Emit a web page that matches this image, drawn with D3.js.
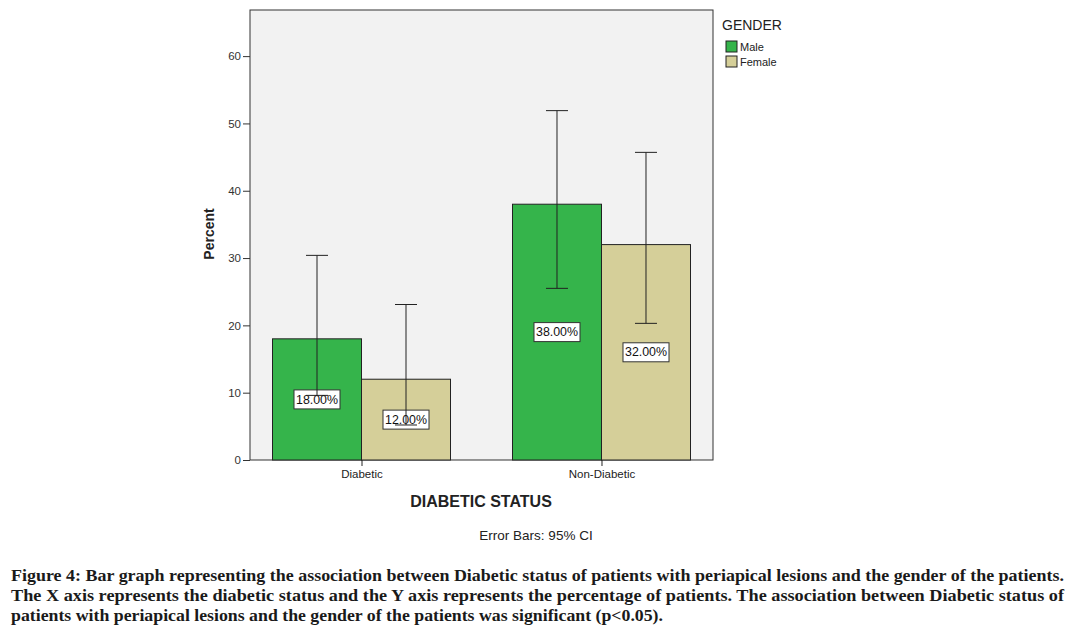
<!DOCTYPE html>
<html><head><meta charset="utf-8">
<script src="https://cdn.jsdelivr.net/npm/d3@7"></script>
<style>body{margin:0;background:#fff}svg{display:block}</style>
</head><body>
<script>
const categories = ["Diabetic", "Non-Diabetic"];
const genders = ["Male", "Female"];
const maleValues = [18, 38];
const femaleValues = [12, 32];
const maleLow = [9.6, 25.5];
const maleHigh = [30.4, 51.9];
const femaleLow = [5.2, 20.3];
const femaleHigh = [23.1, 45.7];
const yTicks = [0, 10, 20, 30, 40, 50, 60];
const colors = {Male: "#35b44b", Female: "#d5cf99"};
const caption = [
 "Figure 4: Bar graph representing the association between Diabetic status of patients with periapical lesions and the gender of the patients.",
 "The X axis represents the diabetic status and the Y axis represents the percentage of patients. The association between Diabetic status of",
 "patients with periapical lesions and the gender of the patients was significant (p<0.05)."
];
const captionWidths = [1053, 1053, 652];

const W = 1078, H = 632;
const svg = d3.select("body").append("svg").attr("width", W).attr("height", H);
const L = 250, R = 713, T = 10, B = 460;

const y = d3.scaleLinear().domain([0, 66.85]).range([B, T]);
const x = d3.scalePoint().domain(categories).range([L, R]).padding(0.4646);
const bw = 89;
const xs = d3.scaleBand().domain(genders).range([-bw, bw]).padding(0);

svg.append("rect").attr("x", L).attr("y", T).attr("width", R - L).attr("height", B - T)
  .attr("fill", "#f2f2f2").attr("stroke", "#333").attr("stroke-width", 1);

const data = [];
categories.forEach((c, i) => {
  data.push({c, g: "Male", v: maleValues[i], lo: maleLow[i], hi: maleHigh[i]});
  data.push({c, g: "Female", v: femaleValues[i], lo: femaleLow[i], hi: femaleHigh[i]});
});

svg.selectAll("rect.bar").data(data).enter().append("rect").attr("class", "bar")
  .attr("x", d => x(d.c) + xs(d.g)).attr("width", xs.bandwidth())
  .attr("y", d => y(d.v)).attr("height", d => y(0) - y(d.v))
  .attr("fill", d => colors[d.g]).attr("stroke", "#222").attr("stroke-width", 1);

// labels
const lab = svg.selectAll("g.lab").data(data).enter().append("g")
  .attr("transform", d => `translate(${x(d.c) + xs(d.g) + xs.bandwidth() / 2},${y(d.v / 2)})`);
lab.append("rect").attr("x", -23).attr("y", -9.5).attr("width", 46).attr("height", 19)
  .attr("fill", "#fff").attr("stroke", "#333");
lab.append("text").attr("text-anchor", "middle").attr("dy", "0.35em")
  .attr("font-family", "Liberation Sans, Arial, sans-serif").attr("font-size", 12).attr("fill", "#111")
  .attr("textLength", 42).attr("lengthAdjust", "spacingAndGlyphs")
  .text(d => d.v.toFixed(2) + "%");

// error bars (drawn over the labels)
const eb = svg.selectAll("g.eb").data(data).enter().append("g")
  .attr("transform", d => `translate(${x(d.c) + xs(d.g) + xs.bandwidth() / 2},0)`);
eb.append("line").attr("y1", d => y(d.lo)).attr("y2", d => y(d.hi)).attr("stroke", "#222");
eb.append("line").attr("x1", -11).attr("x2", 11).attr("y1", d => y(d.hi)).attr("y2", d => y(d.hi)).attr("stroke", "#222");
eb.append("line").attr("x1", -11).attr("x2", 11).attr("y1", d => y(d.lo)).attr("y2", d => y(d.lo)).attr("stroke", "#222");

// y axis
const ya = svg.append("g").attr("transform", `translate(${L},0)`)
  .call(d3.axisLeft(y).tickValues(yTicks).tickSize(7).tickPadding(2));
ya.select(".domain").remove();
ya.selectAll("line").attr("stroke", "#333");
ya.selectAll("text").attr("font-family", "Liberation Sans, Arial, sans-serif").attr("font-size", 11.5).attr("fill", "#333");

// x axis
const xa = svg.append("g").attr("transform", `translate(0,${B})`)
  .call(d3.axisBottom(x).tickSize(6).tickPadding(4));
xa.select(".domain").remove();
xa.selectAll("line").attr("stroke", "#222");
xa.selectAll("text").attr("font-family", "Liberation Sans, Arial, sans-serif").attr("font-size", 11.5).attr("fill", "#222");

svg.append("text").attr("transform", "translate(214,234) rotate(-90)").attr("text-anchor", "middle")
  .attr("font-family", "Liberation Sans, Arial, sans-serif").attr("font-size", 14).attr("font-weight", "bold")
  .attr("fill", "#222").text("Percent");
svg.append("text").attr("x", 481).attr("y", 507).attr("text-anchor", "middle")
  .attr("font-family", "Liberation Sans, Arial, sans-serif").attr("font-size", 16).attr("font-weight", "bold")
  .attr("fill", "#222").text("DIABETIC STATUS");
svg.append("text").attr("x", 536).attr("y", 540).attr("text-anchor", "middle")
  .attr("font-family", "Liberation Sans, Arial, sans-serif").attr("font-size", 13.5)
  .attr("fill", "#222").text("Error Bars: 95% CI");

// legend
svg.append("text").attr("x", 722).attr("y", 30)
  .attr("font-family", "Liberation Sans, Arial, sans-serif").attr("font-size", 14).attr("fill", "#222").text("GENDER");
const lg = svg.selectAll("g.lg").data(genders).enter().append("g")
  .attr("transform", (d, i) => `translate(726,${41 + i * 15})`);
lg.append("rect").attr("width", 11).attr("height", 11).attr("fill", d => colors[d]).attr("stroke", "#222");
lg.append("text").attr("x", 14).attr("y", 10)
  .attr("font-family", "Liberation Sans, Arial, sans-serif").attr("font-size", 11).attr("fill", "#222").text(d => d);

// caption
caption.forEach((t, i) => {
  svg.append("text").attr("x", 11).attr("y", 581 + i * 20)
    .attr("font-family", "Liberation Serif, Times New Roman, serif").attr("font-size", 16.5)
    .attr("font-weight", "bold").attr("fill", "#1a1a1a")
    .attr("textLength", captionWidths[i]).attr("lengthAdjust", "spacingAndGlyphs").text(t);
});
</script>
</body></html>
■ ■ ■ ■ ■ ■ ■
§ **What to work on**: Every line of the data above should be quoted exactly. Omit the pictures.

§ **Finished answer**:
Emit a web page that matches this image, drawn with D3.js.
<!DOCTYPE html>
<html><head><meta charset="utf-8">
<script src="https://cdn.jsdelivr.net/npm/d3@7"></script>
<style>body{margin:0;background:#fff}svg{display:block}</style>
</head><body>
<script>
const categories = ["Diabetic", "Non-Diabetic"];
const genders = ["Male", "Female"];
const maleValues = [18, 38];
const femaleValues = [12, 32];
const maleLow = [9.6, 25.5];
const maleHigh = [30.4, 51.9];
const femaleLow = [5.2, 20.3];
const femaleHigh = [23.1, 45.7];
const yTicks = [0, 10, 20, 30, 40, 50, 60];
const colors = {Male: "#35b44b", Female: "#d5cf99"};
const caption = [
 "Figure 4: Bar graph representing the association between Diabetic status of patients with periapical lesions and the gender of the patients.",
 "The X axis represents the diabetic status and the Y axis represents the percentage of patients. The association between Diabetic status of",
 "patients with periapical lesions and the gender of the patients was significant (p<0.05)."
];
const captionWidths = [1053, 1053, 652];

const W = 1078, H = 632;
const svg = d3.select("body").append("svg").attr("width", W).attr("height", H);
const L = 250, R = 713, T = 10, B = 460;

const y = d3.scaleLinear().domain([0, 66.85]).range([B, T]);
const x = d3.scalePoint().domain(categories).range([L, R]).padding(0.4646);
const bw = 89;
const xs = d3.scaleBand().domain(genders).range([-bw, bw]).padding(0);

svg.append("rect").attr("x", L).attr("y", T).attr("width", R - L).attr("height", B - T)
  .attr("fill", "#f2f2f2").attr("stroke", "#333").attr("stroke-width", 1);

const data = [];
categories.forEach((c, i) => {
  data.push({c, g: "Male", v: maleValues[i], lo: maleLow[i], hi: maleHigh[i]});
  data.push({c, g: "Female", v: femaleValues[i], lo: femaleLow[i], hi: femaleHigh[i]});
});

svg.selectAll("rect.bar").data(data).enter().append("rect").attr("class", "bar")
  .attr("x", d => x(d.c) + xs(d.g)).attr("width", xs.bandwidth())
  .attr("y", d => y(d.v)).attr("height", d => y(0) - y(d.v))
  .attr("fill", d => colors[d.g]).attr("stroke", "#222").attr("stroke-width", 1);

// labels
const lab = svg.selectAll("g.lab").data(data).enter().append("g")
  .attr("transform", d => `translate(${x(d.c) + xs(d.g) + xs.bandwidth() / 2},${y(d.v / 2)})`);
lab.append("rect").attr("x", -23).attr("y", -9.5).attr("width", 46).attr("height", 19)
  .attr("fill", "#fff").attr("stroke", "#333");
lab.append("text").attr("text-anchor", "middle").attr("dy", "0.35em")
  .attr("font-family", "Liberation Sans, Arial, sans-serif").attr("font-size", 12).attr("fill", "#111")
  .attr("textLength", 42).attr("lengthAdjust", "spacingAndGlyphs")
  .text(d => d.v.toFixed(2) + "%");

// error bars (drawn over the labels)
const eb = svg.selectAll("g.eb").data(data).enter().append("g")
  .attr("transform", d => `translate(${x(d.c) + xs(d.g) + xs.bandwidth() / 2},0)`);
eb.append("line").attr("y1", d => y(d.lo)).attr("y2", d => y(d.hi)).attr("stroke", "#222");
eb.append("line").attr("x1", -11).attr("x2", 11).attr("y1", d => y(d.hi)).attr("y2", d => y(d.hi)).attr("stroke", "#222");
eb.append("line").attr("x1", -11).attr("x2", 11).attr("y1", d => y(d.lo)).attr("y2", d => y(d.lo)).attr("stroke", "#222");

// y axis
const ya = svg.append("g").attr("transform", `translate(${L},0)`)
  .call(d3.axisLeft(y).tickValues(yTicks).tickSize(7).tickPadding(2));
ya.select(".domain").remove();
ya.selectAll("line").attr("stroke", "#333");
ya.selectAll("text").attr("font-family", "Liberation Sans, Arial, sans-serif").attr("font-size", 11.5).attr("fill", "#333");

// x axis
const xa = svg.append("g").attr("transform", `translate(0,${B})`)
  .call(d3.axisBottom(x).tickSize(6).tickPadding(4));
xa.select(".domain").remove();
xa.selectAll("line").attr("stroke", "#222");
xa.selectAll("text").attr("font-family", "Liberation Sans, Arial, sans-serif").attr("font-size", 11.5).attr("fill", "#222");

svg.append("text").attr("transform", "translate(214,234) rotate(-90)").attr("text-anchor", "middle")
  .attr("font-family", "Liberation Sans, Arial, sans-serif").attr("font-size", 14).attr("font-weight", "bold")
  .attr("fill", "#222").text("Percent");
svg.append("text").attr("x", 481).attr("y", 507).attr("text-anchor", "middle")
  .attr("font-family", "Liberation Sans, Arial, sans-serif").attr("font-size", 16).attr("font-weight", "bold")
  .attr("fill", "#222").text("DIABETIC STATUS");
svg.append("text").attr("x", 536).attr("y", 540).attr("text-anchor", "middle")
  .attr("font-family", "Liberation Sans, Arial, sans-serif").attr("font-size", 13.5)
  .attr("fill", "#222").text("Error Bars: 95% CI");

// legend
svg.append("text").attr("x", 722).attr("y", 30)
  .attr("font-family", "Liberation Sans, Arial, sans-serif").attr("font-size", 14).attr("fill", "#222").text("GENDER");
const lg = svg.selectAll("g.lg").data(genders).enter().append("g")
  .attr("transform", (d, i) => `translate(726,${41 + i * 15})`);
lg.append("rect").attr("width", 11).attr("height", 11).attr("fill", d => colors[d]).attr("stroke", "#222");
lg.append("text").attr("x", 14).attr("y", 10)
  .attr("font-family", "Liberation Sans, Arial, sans-serif").attr("font-size", 11).attr("fill", "#222").text(d => d);

// caption
caption.forEach((t, i) => {
  svg.append("text").attr("x", 11).attr("y", 581 + i * 20)
    .attr("font-family", "Liberation Serif, Times New Roman, serif").attr("font-size", 16.5)
    .attr("font-weight", "bold").attr("fill", "#1a1a1a")
    .attr("textLength", captionWidths[i]).attr("lengthAdjust", "spacingAndGlyphs").text(t);
});
</script>
</body></html>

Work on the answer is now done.